The Forgotten History of Britain’s White Slaves in America

by Don Jordan and Michael Walsh

Pub Date: March 1st, 2008
ISBN: 978-0-8147-4296-9
Publisher: New York Univ.

Two British journalists unravel a significant history of indentured servitude in the New World.

Before the 18th century, when Southern tobacco grandees and West Indian sugar planters imported Africans for cheap labor, the New World was the forced destination of many of England’s unwanted—the rootless, the unemployed, the criminal and the dissident.

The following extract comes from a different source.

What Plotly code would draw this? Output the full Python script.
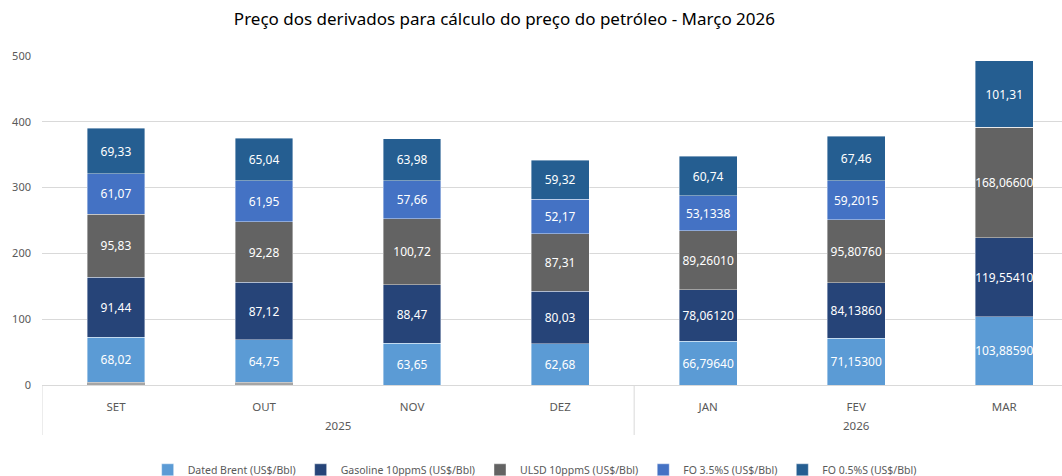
import plotly.graph_objects as go

months = ["SET", "OUT", "NOV", "DEZ", "JAN", "FEV", "MAR"]
year_labels = ["2025", "2026"]
year_centers = [1.5, 5.0]
year_bounds = [-0.5, 3.5]

outros = [4.5, 4.0, 0, 0, 0, 0, 0]
dated_brent = [68.02, 64.75, 63.65, 62.68, 66.7964, 71.153, 103.8859]
gasoline = [91.44, 87.12, 88.47, 80.03, 78.0612, 84.1386, 119.5541]
ulsd = [95.83, 92.28, 100.72, 87.31, 89.2601, 95.8076, 168.066]
fo35 = [61.07, 61.95, 57.66, 52.17, 53.1338, 59.2015, 0]
fo05 = [69.33, 65.04, 63.98, 59.32, 60.74, 67.46, 101.31]

dec_main = [2, 2, 2, 2, 5, 5, 5]
dec_fo35 = [2, 2, 2, 2, 4, 4, 4]
dec_fo05 = [2, 2, 2, 2, 2, 2, 2]


def labels(vals, decs):
    out = []
    for v, d in zip(vals, decs):
        out.append("" if v == 0 else f"{v:.{d}f}".replace(".", ","))
    return out


series = [
    ("Dated Brent (US$/Bbl)", dated_brent, dec_main, "#5b9bd5"),
    ("Gasoline 10ppmS (US$/Bbl)", gasoline, dec_main, "#264478"),
    ("ULSD 10ppmS (US$/Bbl)", ulsd, dec_main, "#636363"),
    ("FO 3.5%S (US$/Bbl)", fo35, dec_fo35, "#4472c4"),
    ("FO 0.5%S (US$/Bbl)", fo05, dec_fo05, "#255e91"),
]

FONT = "Noto Sans"
fig = go.Figure()
fig.add_trace(go.Bar(
    x=months, y=outros, name="Outros", showlegend=False,
    marker=dict(color="#a5a5a5", line=dict(width=0)), hoverinfo="skip",
))
for name, vals, decs, col in series:
    fig.add_trace(go.Bar(
        x=months, y=vals, name=name,
        text=labels(vals, decs), textposition="inside",
        insidetextanchor="middle", textangle=0,
        textfont=dict(color="white", size=12, family=FONT),
        marker=dict(color=col, line=dict(color="rgba(255,255,255,0.5)", width=0.8)),
    ))

for yl, xc in zip(year_labels, year_centers):
    fig.add_annotation(x=xc, xref="x", y=-40 / 329, yref="paper",
                       text=yl, showarrow=False, yanchor="middle",
                       font=dict(size=11.5, color="#595959", family=FONT))
for xb in year_bounds:
    fig.add_shape(type="line", xref="x", yref="paper", x0=xb, x1=xb,
                  y0=0, y1=-50 / 329, line=dict(color="#d9d9d9", width=1))

fig.update_layout(
    barmode="stack",
    bargap=0.61,
    width=1062, height=476,
    margin=dict(l=42, r=0, t=56, b=91),
    paper_bgcolor="white", plot_bgcolor="white",
    font=dict(family=FONT, color="#595959", size=11),
    uniformtext=dict(minsize=12, mode="show"),
    title=dict(text="Preço dos derivados para cálculo do preço do petróleo - Março 2026",
               x=0.475, xanchor="center", y=0.96, yanchor="middle",
               font=dict(size=17, color="#000000", family=FONT)),
    legend=dict(orientation="h", x=0.483, xanchor="center", y=0.013, yref="container",
                yanchor="middle",
                font=dict(size=10.5, color="#595959"), traceorder="normal",
                itemwidth=30),
    showlegend=True,
)
fig.update_yaxes(range=[0, 500], dtick=100, showgrid=True, gridcolor="#d9d9d9",
                 gridwidth=1, zeroline=False, tickfont=dict(size=11, color="#595959"),
                 ticklabelstandoff=10, automargin=False)
fig.update_xaxes(showline=True, linecolor="#d9d9d9", showgrid=False,
                 tickfont=dict(size=11.5, color="#595959"),
                 range=[-0.5, 6.39], automargin=False, ticklabelstandoff=11)

fig.write_html("out.html")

Jordan and Walsh systematically dispel the creation myth—“in which early American settlers are portrayed as free men and women who created a democratic and egalitarian model society more or less from scratch”—surrounding the arrival of the English settlers by documenting several waves of  “victims of empire” who were often treated as savagely as black slaves and toiled alongside them: boatloads of children raked up from the streets of London, forcibly transported to places like Virginia, sold to planters and often dead within a year; vagrants and petty criminals, ranging from beggars to prostitutes; the Irish, dehumanized and deported under Oliver Cromwell’s ethnic-cleaning policy; the kidnapped, often young people snatched from the streets by “ ‘spirits’ working to satisfy the colonial hunger for labor”; and the so-called “free-willers,” who agreed to become indentured servants in return for free passage and perhaps an illusory plot of land. The authors work chronologically, beginning with England’s Vagrancy Act of 1597, under which “persistent rogues” could be banished to the fledging colonies. As the first 100 street children were rounded up and sent off to work the tobacco fields of Virginia by 1618, kidnapping, or “spiriting,” became so prevalent and feared that it appeared in the work of Daniel Defoe and Robert Louis Stevenson. The authors conclude with the abject floating British prisons off the coast of newly independent America.

An eye-opening work to be read alongside Richard S. Reddie’s forthcoming Abolition!: The Struggle to Abolish Slavery in the British Colonies (2008).